In your copy, leave out the pictures; write out all the data exactly.

----------

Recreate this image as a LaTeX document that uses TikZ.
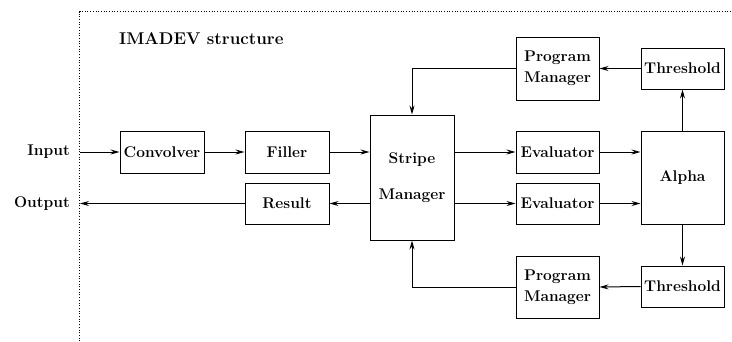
\documentclass[tikz,border=0pt]{standalone}
\usetikzlibrary{arrows.meta}
\begin{document}
\begin{tikzpicture}[x=1pt,y=-1pt,
  every node/.style={font=\fontsize{15.5}{21}\selectfont\bfseries, inner sep=0pt},
  blk/.style={draw, line width=1pt, align=center},
  conn/.style={line width=1pt, -{Stealth[length=9pt,width=5pt,inset=3pt]}},
  frameline/.style={line width=0.7pt, dotted}]
\useasboundingbox (0,0) rectangle (732,341);
\draw[frameline] (79.5,341) -- (79.5,11.5) -- (732,11.5);
\node[anchor=west, font=\fontsize{17}{21}\selectfont\bfseries] (title) at (119,39) {IMADEV structure};
\node[blk, minimum width=84pt, minimum height=42pt] (conv) at (162,152) {Convolver};
\node[blk, minimum width=84pt, minimum height=42pt] (fill) at (287,152) {Filler};
\node[blk, minimum width=84pt, minimum height=41pt] (res) at (287,203.5) {Result};
\node[blk, minimum width=84pt, minimum height=125pt] (stripe) at (412,177.5) {Stripe\\[15pt]Manager};
\node[blk, minimum width=83pt, minimum height=42pt] (ev1) at (557.5,152) {Evaluator};
\node[blk, minimum width=83pt, minimum height=41pt] (ev2) at (557.5,203.5) {Evaluator};
\node[blk, minimum width=83pt, minimum height=93pt] (alpha) at (682.5,177.5) {Alpha};
\node[blk, minimum width=83pt, minimum height=63pt] (pm1) at (557.5,68.5) {Program\\Manager};
\node[blk, minimum width=83pt, minimum height=41pt] (th1) at (682.5,68.5) {Threshold};
\node[blk, minimum width=83pt, minimum height=41pt] (th2) at (682.5,286.5) {Threshold};
\node[blk, minimum width=83pt, minimum height=62pt] (pm2) at (557.5,287) {Program\\Manager};
\node[anchor=east] (inlbl) at (70,152) {Input};
\node[anchor=east] (outlbl) at (70,203.5) {Output};
\coordinate (inpt) at (80,152);
\coordinate (outpt) at (80,203.5);
\draw[conn] (inpt) -- (conv.west);
\draw[conn] (conv.east) -- (fill.west);
\draw[conn] (fill.east) -- (fill.east -| stripe.west);
\draw[conn] (res.east -| stripe.west) -- (res.east);
\draw[conn] (res.west) -- (outpt);
\draw[conn] (ev1.west -| stripe.east) -- (ev1.west);
\draw[conn] (ev2.west -| stripe.east) -- (ev2.west);
\draw[conn] (ev1.east) -- (ev1.east -| alpha.west);
\draw[conn] (ev2.east) -- (ev2.east -| alpha.west);
\draw[conn] (alpha.north) -- (th1.south);
\draw[conn] (alpha.south) -- (th2.north);
\draw[conn] (th1.west) -- (pm1.east);
\draw[conn] (th2.west) -- (pm2.east);
\draw[conn] (pm1.west) -| (stripe.north);
\draw[conn] (pm2.west) -| (stripe.south);
\end{tikzpicture}
\end{document}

----------

### Complete output
Recreate this image as a LaTeX document that uses TikZ.
\documentclass[tikz,border=0pt]{standalone}
\usetikzlibrary{arrows.meta}
\begin{document}
\begin{tikzpicture}[x=1pt,y=-1pt,
  every node/.style={font=\fontsize{15.5}{21}\selectfont\bfseries, inner sep=0pt},
  blk/.style={draw, line width=1pt, align=center},
  conn/.style={line width=1pt, -{Stealth[length=9pt,width=5pt,inset=3pt]}},
  frameline/.style={line width=0.7pt, dotted}]
\useasboundingbox (0,0) rectangle (732,341);
\draw[frameline] (79.5,341) -- (79.5,11.5) -- (732,11.5);
\node[anchor=west, font=\fontsize{17}{21}\selectfont\bfseries] (title) at (119,39) {IMADEV structure};
\node[blk, minimum width=84pt, minimum height=42pt] (conv) at (162,152) {Convolver};
\node[blk, minimum width=84pt, minimum height=42pt] (fill) at (287,152) {Filler};
\node[blk, minimum width=84pt, minimum height=41pt] (res) at (287,203.5) {Result};
\node[blk, minimum width=84pt, minimum height=125pt] (stripe) at (412,177.5) {Stripe\\[15pt]Manager};
\node[blk, minimum width=83pt, minimum height=42pt] (ev1) at (557.5,152) {Evaluator};
\node[blk, minimum width=83pt, minimum height=41pt] (ev2) at (557.5,203.5) {Evaluator};
\node[blk, minimum width=83pt, minimum height=93pt] (alpha) at (682.5,177.5) {Alpha};
\node[blk, minimum width=83pt, minimum height=63pt] (pm1) at (557.5,68.5) {Program\\Manager};
\node[blk, minimum width=83pt, minimum height=41pt] (th1) at (682.5,68.5) {Threshold};
\node[blk, minimum width=83pt, minimum height=41pt] (th2) at (682.5,286.5) {Threshold};
\node[blk, minimum width=83pt, minimum height=62pt] (pm2) at (557.5,287) {Program\\Manager};
\node[anchor=east] (inlbl) at (70,152) {Input};
\node[anchor=east] (outlbl) at (70,203.5) {Output};
\coordinate (inpt) at (80,152);
\coordinate (outpt) at (80,203.5);
\draw[conn] (inpt) -- (conv.west);
\draw[conn] (conv.east) -- (fill.west);
\draw[conn] (fill.east) -- (fill.east -| stripe.west);
\draw[conn] (res.east -| stripe.west) -- (res.east);
\draw[conn] (res.west) -- (outpt);
\draw[conn] (ev1.west -| stripe.east) -- (ev1.west);
\draw[conn] (ev2.west -| stripe.east) -- (ev2.west);
\draw[conn] (ev1.east) -- (ev1.east -| alpha.west);
\draw[conn] (ev2.east) -- (ev2.east -| alpha.west);
\draw[conn] (alpha.north) -- (th1.south);
\draw[conn] (alpha.south) -- (th2.north);
\draw[conn] (th1.west) -- (pm1.east);
\draw[conn] (th2.west) -- (pm2.east);
\draw[conn] (pm1.west) -| (stripe.north);
\draw[conn] (pm2.west) -| (stripe.south);
\end{tikzpicture}
\end{document}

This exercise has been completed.